Japan has officially entered the club of nations where Bitcoin mining has reached the state level. Chinese hardware manufacturer Canaan announced a partnership with one of Japan’s largest power utilities — reportedly Tokyo Electric Power Company (TEPCO). The project aims to study power grid stability through Bitcoin mining — marking Japan’s first publicly confirmed state-linked mining initiative.
Japan plans to use hydro-cooled Avalon A1566HA rigs capable of dynamically adjusting load on the grid. In this setup, Bitcoin farms effectively become digital grid balancers, helping prevent energy waste during low-demand periods.
Canaan noted that operations are expected to launch by late 2025, with the initiative forming part of a broader strategy to develop energy-efficient and grid-interactive computing systems. In other words, Japan is transforming mining from an energy consumer into a tool for optimization.
Japan is far from the first nation to make Bitcoin mining part of a national strategy. According to VanEck Research, at least 10 other countries are already mining Bitcoin through state-backed or state-owned entities. The pioneers were Bhutan and Iran, later joined by El Salvador, the UAE, Oman, and Ethiopia, which see mining as a way to attract investment and harness excess power capacity.
In Bhutan, mining has become part of the national hydropower management program: the country uses surplus hydroelectric capacity to generate additional revenue in Bitcoin. The UAE and Oman are focusing on industrial parks for data centers, combining mining with the development of artificial intelligence infrastructure. Ethiopia is among the newest players, where mining is conducted with the support of Chinese firms and serves as a tool for expanding the national power network.
There are, of course, countries that prefer not to publicize their state-level mining activities. The true list of Bitcoin-mining nations could therefore be significantly longer than VanEck’s estimates.
While some governments turn mining into an engine of economic growth, others still see it as a threat. The most prominent example is China, which in 2021 banned all cryptocurrency transactions and mining, citing energy strain and environmental concerns. Since then, most Chinese miners have gone underground or relocated their equipment to other countries.
A similar picture can be seen in Algeria, Egypt, and Bangladesh, where cryptocurrency mining is also officially banned. Authorities justify the bans as measures to protect financial stability and prevent unauthorized energy use. In Kuwait, while there is no formal legal ban, authorities have been conducting large-scale raids and shutting down unlicensed farms, especially amid the ongoing power shortage.
Even in countries with strong crypto industries, the attitude remains mixed. The European Union is considering restrictions on Proof-of-Work mining due to its carbon footprint, while in the United States, several states have imposed temporary moratoriums and additional taxes on large data centers.
Still, the global trend is clear. Governments are gradually realizing that fighting mining makes little sense — it’s far more effective to harness its potential. Bitcoin mining is no longer just about producing digital coins; it has evolved into a tool for optimizing energy systems, driving innovation, and attracting investment.

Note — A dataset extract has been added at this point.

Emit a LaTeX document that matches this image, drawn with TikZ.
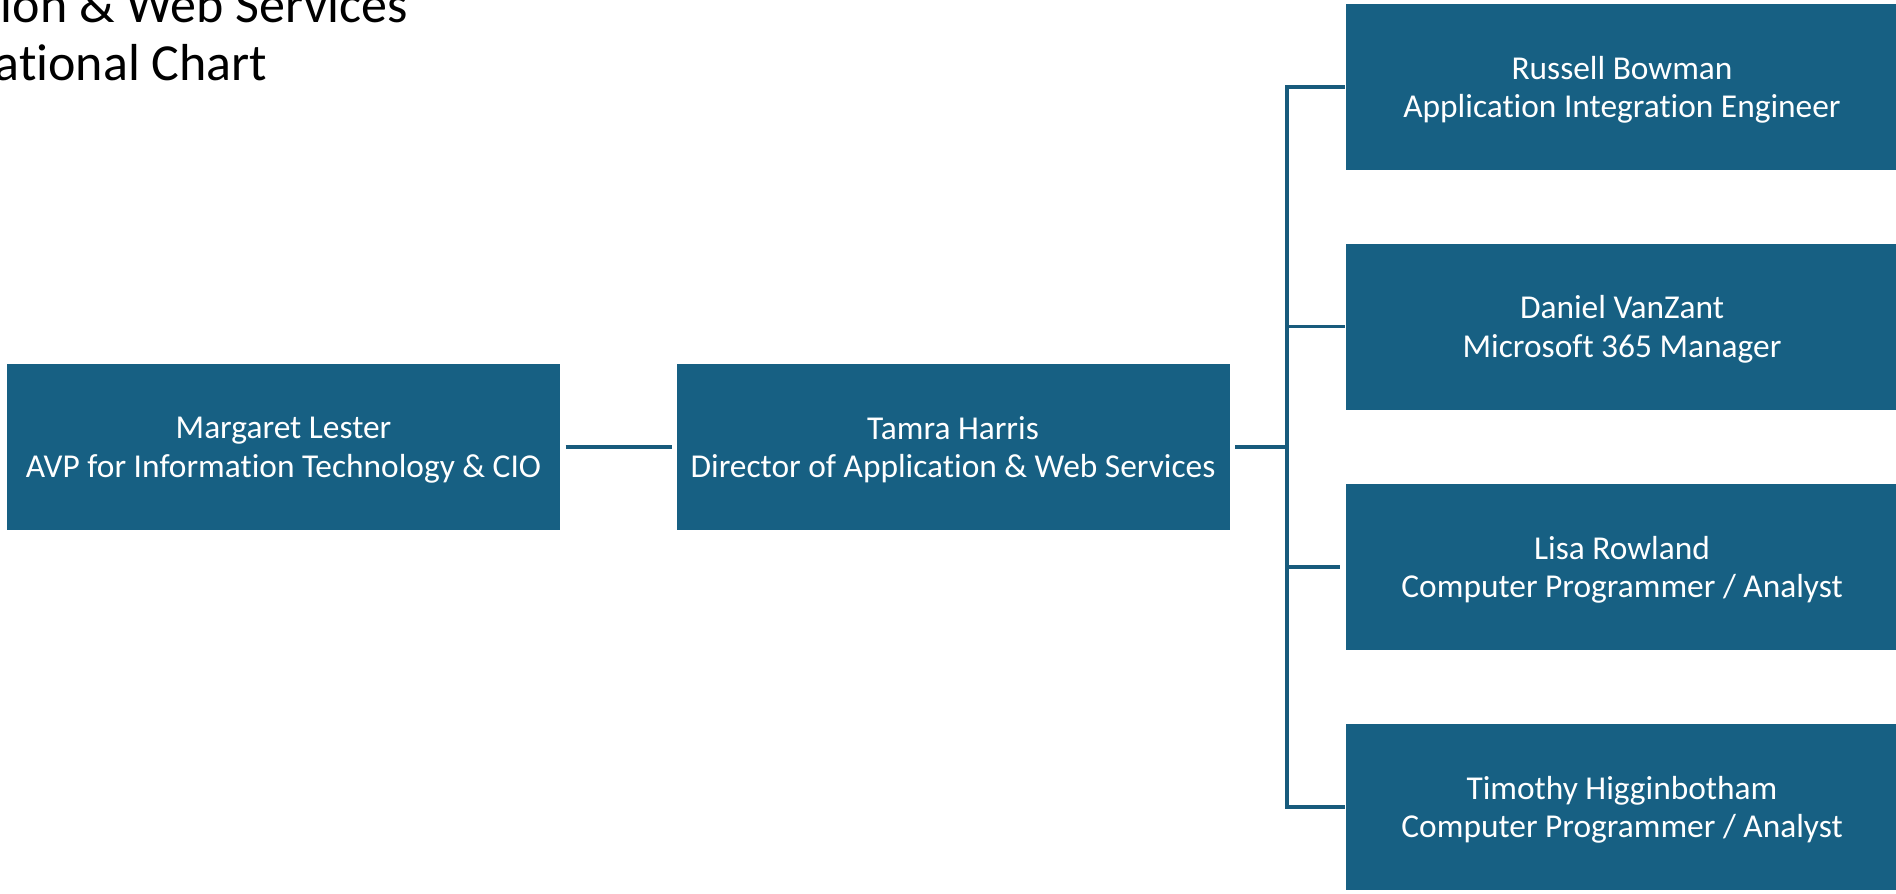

Mining allows countries to utilize excess electricity, promote renewable energy development, and build the digital infrastructure of the future. Where energy was once wasted, it can now be converted into an asset — one that’s easy to store, transfer, and use for international trade.
Each new example — from Bhutan to Japan — shows that mining can be an ally of sustainability, not its enemy, when integrated into a nation’s energy strategy. And as more governments come to this realization, Bitcoin will finally move from being a “controversial technology” to a national resource of the 21st century.